Another visible change is the use of three modified grid fins instead of four on the first stage. Grid fins help guide the booster back through the atmosphere for recovery and reuse, a core part of SpaceX’s operating model. Any adjustment to that system suggests the company is still refining how to balance control, mass and reusability as the rocket evolves.

The broader picture is one of rapid iteration. Starship has been under continuous redesign, with new versions appearing in successive years. That pace reflects both ambition and difficulty. SpaceX is not treating Starship as a fixed design approaching gentle optimization. It is pushing through major architectural changes while simultaneously trying to make the system fly regularly.

A Launch Target Is Emerging, But Not Officially

SpaceX has not publicly announced a formal launch date for the first Version 3 mission. Even so, warning notices for airspace and maritime traffic have offered clues. Earlier notices suggested a launch could come as soon as Friday evening, but launch preparations slipped after a day-and-a-half delay over the weekend.

A fresh set of maritime warnings issued late Monday indicated that SpaceX was then targeting a launch attempt on Tuesday, May 19. That date should still be treated as provisional until the company confirms it, but the notices suggest the vehicle has moved from assembly into the final stages of campaign readiness.

Ground teams stacked the Starship upper stage on top of the Super Heavy booster on Saturday, creating a full Version 3 vehicle for the first time. Then, on Monday, the launch team loaded more than 11 million pounds, or more than 5,000 metric tons, of super-cold methane and liquid oxygen into the two stages during a fueling rehearsal. That kind of wet dress milestone is one of the last major checkpoints before launch.

Why This Flight Matters More Than Height

The easy headline is that SpaceX has once again built the tallest rocket in history. The more important story is what the company expects this version to enable. Starship has always been pitched as a fully reusable heavy-lift system, but size alone does not unlock the most demanding missions. Reuse has to work reliably, the engines have to perform cleanly, and on-orbit logistics have to become practical.

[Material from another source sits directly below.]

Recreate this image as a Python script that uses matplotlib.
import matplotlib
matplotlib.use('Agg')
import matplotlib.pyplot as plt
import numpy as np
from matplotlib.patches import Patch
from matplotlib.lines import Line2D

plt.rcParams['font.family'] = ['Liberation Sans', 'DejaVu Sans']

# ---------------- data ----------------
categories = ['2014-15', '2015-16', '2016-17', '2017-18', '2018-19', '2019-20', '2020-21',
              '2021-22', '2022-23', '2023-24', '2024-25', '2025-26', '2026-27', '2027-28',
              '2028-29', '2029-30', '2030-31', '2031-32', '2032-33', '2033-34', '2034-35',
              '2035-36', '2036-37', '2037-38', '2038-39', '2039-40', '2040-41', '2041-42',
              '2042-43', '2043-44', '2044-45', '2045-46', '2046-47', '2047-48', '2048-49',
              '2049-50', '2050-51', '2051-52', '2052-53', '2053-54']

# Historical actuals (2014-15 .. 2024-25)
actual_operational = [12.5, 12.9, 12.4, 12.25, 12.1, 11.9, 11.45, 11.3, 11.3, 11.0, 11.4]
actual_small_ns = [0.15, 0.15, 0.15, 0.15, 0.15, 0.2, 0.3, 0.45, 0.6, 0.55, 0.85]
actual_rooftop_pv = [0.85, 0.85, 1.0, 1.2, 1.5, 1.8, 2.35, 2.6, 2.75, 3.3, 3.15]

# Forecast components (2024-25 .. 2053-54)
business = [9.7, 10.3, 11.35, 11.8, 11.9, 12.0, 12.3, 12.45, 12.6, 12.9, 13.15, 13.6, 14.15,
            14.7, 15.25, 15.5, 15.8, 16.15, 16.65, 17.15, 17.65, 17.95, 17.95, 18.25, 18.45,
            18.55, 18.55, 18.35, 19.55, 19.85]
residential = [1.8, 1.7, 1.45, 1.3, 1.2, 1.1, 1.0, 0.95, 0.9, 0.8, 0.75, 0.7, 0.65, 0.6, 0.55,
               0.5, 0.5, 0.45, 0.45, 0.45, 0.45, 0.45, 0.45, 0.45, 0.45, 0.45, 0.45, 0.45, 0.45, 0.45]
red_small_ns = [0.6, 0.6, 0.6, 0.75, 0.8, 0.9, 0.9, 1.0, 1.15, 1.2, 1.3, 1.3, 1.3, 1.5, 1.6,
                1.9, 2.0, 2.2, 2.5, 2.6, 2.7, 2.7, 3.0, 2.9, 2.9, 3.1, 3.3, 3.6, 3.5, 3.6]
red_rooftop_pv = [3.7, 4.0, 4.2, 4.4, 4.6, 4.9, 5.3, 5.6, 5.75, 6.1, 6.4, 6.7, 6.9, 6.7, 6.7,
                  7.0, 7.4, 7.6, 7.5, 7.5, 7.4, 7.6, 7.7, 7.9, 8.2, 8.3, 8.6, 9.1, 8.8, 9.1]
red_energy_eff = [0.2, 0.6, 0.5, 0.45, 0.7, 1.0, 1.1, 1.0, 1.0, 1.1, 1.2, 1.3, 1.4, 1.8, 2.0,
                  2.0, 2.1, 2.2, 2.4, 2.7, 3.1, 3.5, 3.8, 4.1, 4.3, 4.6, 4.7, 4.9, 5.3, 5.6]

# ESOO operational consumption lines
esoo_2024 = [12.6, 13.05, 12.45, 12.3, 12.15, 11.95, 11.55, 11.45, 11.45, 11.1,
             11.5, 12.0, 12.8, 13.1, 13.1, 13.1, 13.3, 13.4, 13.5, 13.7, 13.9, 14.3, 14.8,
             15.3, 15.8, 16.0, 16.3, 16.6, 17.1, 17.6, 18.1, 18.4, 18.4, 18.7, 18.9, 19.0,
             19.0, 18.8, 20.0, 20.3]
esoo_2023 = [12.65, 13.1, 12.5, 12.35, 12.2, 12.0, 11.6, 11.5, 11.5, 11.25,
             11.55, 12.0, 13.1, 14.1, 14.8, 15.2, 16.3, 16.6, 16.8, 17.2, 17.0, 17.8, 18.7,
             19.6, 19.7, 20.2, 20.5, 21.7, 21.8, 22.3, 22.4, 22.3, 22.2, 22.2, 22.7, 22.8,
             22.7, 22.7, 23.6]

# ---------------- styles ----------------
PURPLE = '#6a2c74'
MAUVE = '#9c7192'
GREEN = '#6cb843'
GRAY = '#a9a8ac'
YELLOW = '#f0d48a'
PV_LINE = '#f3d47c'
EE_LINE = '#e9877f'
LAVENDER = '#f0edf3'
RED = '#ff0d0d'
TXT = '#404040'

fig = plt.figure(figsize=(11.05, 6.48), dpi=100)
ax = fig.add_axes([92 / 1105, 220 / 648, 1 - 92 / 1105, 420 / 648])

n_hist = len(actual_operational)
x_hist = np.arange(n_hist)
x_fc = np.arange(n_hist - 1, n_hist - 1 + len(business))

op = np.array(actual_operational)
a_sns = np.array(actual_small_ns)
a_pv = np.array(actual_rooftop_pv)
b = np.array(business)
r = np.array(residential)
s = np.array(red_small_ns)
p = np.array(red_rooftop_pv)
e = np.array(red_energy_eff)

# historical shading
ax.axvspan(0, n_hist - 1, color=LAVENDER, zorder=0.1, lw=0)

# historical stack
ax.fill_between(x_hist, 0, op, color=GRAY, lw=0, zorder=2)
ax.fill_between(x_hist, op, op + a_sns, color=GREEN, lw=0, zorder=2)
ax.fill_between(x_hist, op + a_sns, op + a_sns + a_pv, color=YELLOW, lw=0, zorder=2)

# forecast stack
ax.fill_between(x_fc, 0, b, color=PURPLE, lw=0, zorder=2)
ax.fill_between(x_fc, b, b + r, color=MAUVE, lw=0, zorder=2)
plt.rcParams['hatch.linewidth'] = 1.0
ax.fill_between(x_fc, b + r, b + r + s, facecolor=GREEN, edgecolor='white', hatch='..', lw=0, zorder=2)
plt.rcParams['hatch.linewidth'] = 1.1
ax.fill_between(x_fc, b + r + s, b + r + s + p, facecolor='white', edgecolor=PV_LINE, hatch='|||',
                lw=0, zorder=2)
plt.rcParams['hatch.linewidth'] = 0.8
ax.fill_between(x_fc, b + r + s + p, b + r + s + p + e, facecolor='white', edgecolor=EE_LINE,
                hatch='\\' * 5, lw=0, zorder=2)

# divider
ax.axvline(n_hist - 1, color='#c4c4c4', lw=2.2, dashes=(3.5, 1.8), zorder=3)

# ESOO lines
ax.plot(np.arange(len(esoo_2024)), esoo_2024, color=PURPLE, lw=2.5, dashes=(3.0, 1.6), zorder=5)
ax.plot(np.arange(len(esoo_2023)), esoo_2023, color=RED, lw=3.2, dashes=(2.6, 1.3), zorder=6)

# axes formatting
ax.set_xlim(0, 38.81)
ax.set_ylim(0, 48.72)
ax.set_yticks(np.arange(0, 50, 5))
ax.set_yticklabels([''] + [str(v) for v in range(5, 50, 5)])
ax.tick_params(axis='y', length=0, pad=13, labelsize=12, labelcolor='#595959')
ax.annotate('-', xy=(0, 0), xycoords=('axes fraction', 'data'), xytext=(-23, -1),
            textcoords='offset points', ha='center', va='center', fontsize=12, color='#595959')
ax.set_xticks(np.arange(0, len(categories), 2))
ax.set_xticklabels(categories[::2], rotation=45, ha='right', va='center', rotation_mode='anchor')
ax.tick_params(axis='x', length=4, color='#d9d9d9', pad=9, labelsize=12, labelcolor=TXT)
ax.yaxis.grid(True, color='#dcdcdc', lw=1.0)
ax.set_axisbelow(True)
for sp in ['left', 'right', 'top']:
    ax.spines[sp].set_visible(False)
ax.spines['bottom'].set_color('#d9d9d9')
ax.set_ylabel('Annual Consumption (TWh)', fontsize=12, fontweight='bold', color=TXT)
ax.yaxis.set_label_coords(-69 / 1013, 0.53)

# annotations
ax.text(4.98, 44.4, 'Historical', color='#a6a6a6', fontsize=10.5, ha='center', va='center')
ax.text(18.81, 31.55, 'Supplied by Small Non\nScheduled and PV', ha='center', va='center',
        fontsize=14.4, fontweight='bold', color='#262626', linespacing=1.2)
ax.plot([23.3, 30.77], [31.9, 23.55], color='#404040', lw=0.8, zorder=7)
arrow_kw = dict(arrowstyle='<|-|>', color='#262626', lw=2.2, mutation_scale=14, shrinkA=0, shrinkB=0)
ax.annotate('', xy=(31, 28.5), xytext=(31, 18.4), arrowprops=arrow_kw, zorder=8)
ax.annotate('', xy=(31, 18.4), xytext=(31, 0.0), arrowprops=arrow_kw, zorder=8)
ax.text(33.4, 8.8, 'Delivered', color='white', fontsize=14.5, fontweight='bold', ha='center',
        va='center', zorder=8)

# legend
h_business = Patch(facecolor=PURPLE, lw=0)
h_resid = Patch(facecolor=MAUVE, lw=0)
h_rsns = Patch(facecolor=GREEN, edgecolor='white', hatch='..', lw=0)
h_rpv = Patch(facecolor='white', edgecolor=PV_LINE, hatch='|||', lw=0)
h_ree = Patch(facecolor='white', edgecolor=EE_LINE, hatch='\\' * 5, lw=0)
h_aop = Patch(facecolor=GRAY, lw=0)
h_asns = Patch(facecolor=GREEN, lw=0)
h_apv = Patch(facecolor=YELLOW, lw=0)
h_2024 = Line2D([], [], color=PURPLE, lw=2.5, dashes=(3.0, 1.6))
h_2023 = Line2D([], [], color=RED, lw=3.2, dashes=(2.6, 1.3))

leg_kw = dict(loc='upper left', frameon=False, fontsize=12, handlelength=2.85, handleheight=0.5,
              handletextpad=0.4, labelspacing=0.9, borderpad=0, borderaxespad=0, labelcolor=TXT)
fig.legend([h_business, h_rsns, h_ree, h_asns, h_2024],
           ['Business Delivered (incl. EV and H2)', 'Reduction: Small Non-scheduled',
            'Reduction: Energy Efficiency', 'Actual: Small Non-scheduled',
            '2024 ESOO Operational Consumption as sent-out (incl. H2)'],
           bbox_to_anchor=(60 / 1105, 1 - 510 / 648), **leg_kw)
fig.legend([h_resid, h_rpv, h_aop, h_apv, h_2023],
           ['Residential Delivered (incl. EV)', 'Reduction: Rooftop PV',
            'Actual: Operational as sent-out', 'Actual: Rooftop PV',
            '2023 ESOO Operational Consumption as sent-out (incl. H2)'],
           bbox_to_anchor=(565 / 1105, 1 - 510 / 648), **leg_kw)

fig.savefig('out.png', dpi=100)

Version 3 appears designed to narrow that gap between demonstration and use. Ars notes that this should be the version SpaceX uses to begin experimenting with in-orbit refueling. If achieved, that would mark a transition from a launch spectacle to a transport architecture.

That transition matters for NASA as well. Artemis plans rely on a lunar landing system that can do much more than reach orbit. A moon-bound Starship has to be launched, replenished and then sent onward. Each of those steps depends on a vehicle that can support complex operations at scale, not merely survive a test flight.

The stakes are therefore technical and strategic. A successful first flight for Version 3 would not prove the entire Starship concept, but it would validate a new branch of the program that is closer to operational purpose. A failure, by contrast, would be absorbed into the program’s iterative culture but would still delay work on refueling and lunar mission preparation.

The Next Phase of Starship Development

Starship remains an engineering program in motion, with future variants already in the pipeline. That makes Version 3 both a destination and a waypoint. It is a more powerful, taller and more refined vehicle than earlier versions, but it is not being presented as the final answer.

What sets this phase apart is the growing pressure to convert development speed into usable capability. SpaceX has already shown it can build fast, redesign fast and test aggressively. The harder challenge is proving that these iterations are converging on a rocket that can be reused routinely and support missions that depend on orbital refueling, cargo movement and lunar operations.

The fueling test at Starbase suggests the company is close to finding out what Version 3 can do. When it flies, the result will be measured less by raw spectacle than by whether the vehicle brings Starship closer to becoming a functioning space transportation system rather than just the world’s largest experimental rocket.